Even the “by the glass” program—typically a notorious engine for restaurant price gouging—confirms the commitment to fair margins. Sure, there’s the requisite sauvignon blanc, which comes in the form of the 2013 Clos Roche Blanche Touraine at $13, but for just two bucks more one can satisfy the same “crisp white” fix with a glass of 2013 Argyros Estate Santorini, or if you prefer red, the entry-level “‘Raisins Gaulois’” gamay from natural wine legend Marcel Lapierre (a mere $10). Those inclined to splurge will find ample opportunity as well: A $65 pour of 2008 Volnay 1er Cru “Fremiets,” for example, from top Burgundy producer Marquis d’Angerville, or an $80 glass of rare 1971 D’Oliveiras Terrantez Madeira.
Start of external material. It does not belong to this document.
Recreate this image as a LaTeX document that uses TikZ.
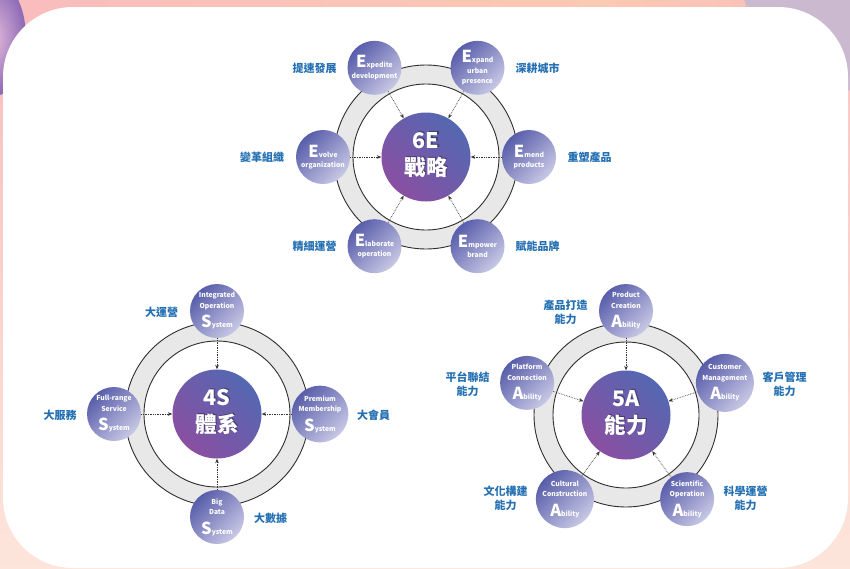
\documentclass[tikz,border=0pt]{standalone}
\usepackage{fontspec}
\setmainfont{Noto Sans CJK TC}
\usetikzlibrary{arrows.meta}
\definecolor{bgpink}{HTML}{F8BCBD}
\definecolor{bgpeach}{HTML}{FBCAB2}
\definecolor{bglow}{HTML}{FDE5DB}
\definecolor{bglav}{HTML}{CBB9D0}
\definecolor{blobout}{HTML}{8B69B6}
\definecolor{blobin}{HTML}{E2B9DA}
\definecolor{ringgray}{HTML}{E8E8E8}
\definecolor{ringline}{HTML}{2E2E2E}
\definecolor{satdark}{HTML}{585DAA}
\definecolor{satlight}{HTML}{C8C8E5}
\definecolor{hubblue}{HTML}{5468B2}
\definecolor{hubpurple}{HTML}{8A4FA2}
\definecolor{lblblue}{HTML}{2470B3}
\definecolor{arrgray}{HTML}{333333}
\newcommand\bigltr[1]{{\fontsize{16.5}{17}\selectfont #1}}
\newcommand\lastltr[1]{\smash{\bigltr{#1}}}
\newcommand\mkring[1]{%
  \fill[ringgray, draw=ringline, line width=0.9pt] (#1) circle[radius=92pt];
  \fill[white, draw=ringline, line width=0.9pt] (#1) circle[radius=73pt];}
\begin{document}
\begin{tikzpicture}[x=1pt,y=-1pt,
  sat/.style={circle, minimum size=54pt, inner sep=0pt, top color=satdark, bottom color=satlight, shading angle=45, text=white, align=center, font=\bfseries\fontsize{6.8}{10.5}\selectfont},
  hub/.style={circle, minimum size=89pt, inner sep=0pt, top color=hubblue, bottom color=hubpurple, shading angle=-45},
  hubtxt/.style={text=white, align=center, font=\bfseries\fontsize{21.5}{27}\selectfont, yshift=2pt},
  hubsh/.style={hubtxt, text=black, opacity=0.35, xshift=1.3pt, yshift=0.7pt},
  lbl/.style={text=lblblue, align=center, font=\bfseries\fontsize{11}{14}\selectfont},
  arr/.style={draw=arrgray, densely dotted, line width=0.7pt, -{Stealth[length=4.5pt,width=3.6pt]}}]
\useasboundingbox (0,0) rectangle (850,568);
% background
\fill[top color=bgpink, bottom color=bglow] (0,0) rectangle (850,568);
\shade[left color=bgpink, right color=bgpeach] (0,0) rectangle (600,30);
\shade[left color=bgpeach, right color=bgpink] (600,0) rectangle (850,30);
\fill[bglav] (870,-40) circle[radius=132pt];
\shade[inner color=blobin, outer color=blobout] (-6,38) ellipse[x radius=32pt, y radius=58pt];
\fill[white, rounded corners=70pt] (3,7) rectangle (848,568);
% rings
\mkring{426,157}
\mkring{217,414}
\mkring{626,415}
% ---- 6E
\node[hub] (h6) at (426,157) {};
\node[hubsh] (h6s) at (h6) {6E\\戰略};
\node[hubtxt] (h6t) at (h6) {6E\\戰略};
\node[sat] (e1) at (374.5,67.8) {\bigltr{E}xpedite\\development};
\node[sat] (e2) at (477.5,67.8) {\bigltr{E}xpand\\urban\\presence};
\node[sat] (e3) at (323,157) {\bigltr{E}volve\\organization};
\node[sat] (e4) at (529,157) {\bigltr{E}mend\\products};
\node[sat] (e5) at (374.5,246.2) {\bigltr{E}laborate\\operation};
\node[sat] (e6) at (477.5,246.2) {\bigltr{E}mpower\\brand};
\foreach \s in {e1,e2,e3,e4,e5,e6} \draw[arr] (\s) -- (h6);
\node[lbl] (le1) at (314.5,68) {提速發展};
\node[lbl] (le2) at (537.5,68) {深耕城市};
\node[lbl] (le3) at (262,157) {變革組織};
\node[lbl] (le4) at (589.5,157) {重塑產品};
\node[lbl] (le5) at (314.5,246) {精細運營};
\node[lbl] (le6) at (537.5,246) {賦能品牌};
% ---- 4S
\node[hub] (h4) at (217,414) {};
\node[hubsh] (h4s) at (h4) {4S\\體系};
\node[hubtxt] (h4t) at (h4) {4S\\體系};
\node[sat] (s1) at (217,311) {Integrated\\Operation\\[9pt]\lastltr{S}ystem};
\node[sat] (s2) at (114,414) {Full-range\\Service\\[9pt]\lastltr{S}ystem};
\node[sat] (s3) at (320,414) {Premium\\Membership\\[9pt]\lastltr{S}ystem};
\node[sat] (s4) at (217,517) {Big\\Data\\[9pt]\lastltr{S}ystem};
\foreach \s in {s1,s2,s3,s4} \draw[arr] (\s) -- (h4);
\node[lbl] (ls1) at (161.5,312) {大運營};
\node[lbl] (ls2) at (60,415) {大服務};
\node[lbl] (ls3) at (373.5,415) {大會員};
\node[lbl] (ls4) at (270.5,518) {大數據};
% ---- 5A
\node[hub] (h5) at (626,415) {};
\node[hubsh] (h5s) at (h5) {5A\\能力};
\node[hubtxt] (h5t) at (h5) {5A\\能力};
\node[sat] (a1) at (626,311) {Product\\Creation\\[9pt]\lastltr{A}bility};
\node[sat] (a2) at (724.9,382.9) {Customer\\Management\\[9pt]\lastltr{A}bility};
\node[sat] (a3) at (527.1,382.9) {Platform\\Connection\\[9pt]\lastltr{A}bility};
\node[sat] (a4) at (687.1,499.1) {Scientific\\Operation\\[9pt]\lastltr{A}bility};
\node[sat] (a5) at (564.9,499.1) {Cultural\\Construction\\[9pt]\lastltr{A}bility};
\foreach \s in {a1,a2,a3,a4,a5} \draw[arr] (\s) -- (h5);
\node[lbl] (la1) at (565.5,312) {產品打造\\能力};
\node[lbl] (la2) at (784.5,384) {客戶管理\\能力};
\node[lbl] (la3) at (467.5,384) {平台聯結\\能力};
\node[lbl] (la4) at (745.5,498) {科學運營\\能力};
\node[lbl] (la5) at (505.5,498) {文化構建\\能力};
\end{tikzpicture}
\end{document}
To those for whom money is no object, it will prove tempting to stick to the exalted appellations of France and Italy, but this would neglect one of the list’s core strengths: the wines of Sohm’s native Austria, which have been often been overshadowed by the recent rise of German wine in New York. The offerings range from a juicy entry-level blaufränkisch from young winemaker Christoph Wachter of the Wachter-Wiesler estate (just $36) up to a collection of back vintages from top producers in the hallowed Wachau, Kamptal and Kremstal regions, which occupy an entire section of the “Reserve List,” including a rare 1982 Prager Riesling “Steinriegl” (still a deal at $330).
Despite the program’s Old World leanings, California represents a noteworthy focal point. It’s here, perhaps, that the list’s aesthetic affiliations come into sharpest relief. Bypassing the “new wave” of revolutionary producers that have lately redefined the state’s viticultural landscape, the selections stick almost exclusively to well-balanced classics from Napa and Sonoma. In this vein, a small but considered roster of mature Cabernet from some of Napa’s most iconic producers (the 1978 BV “Georges de la Tour” for $320, for instance, or a $380 bottle of 1980 Diamond Creek “Red Rock Terrace”) imparts the added benefit of appealing to the expense account crowd and the younger, geekier set alike—if, of course, the latter can afford the splurge.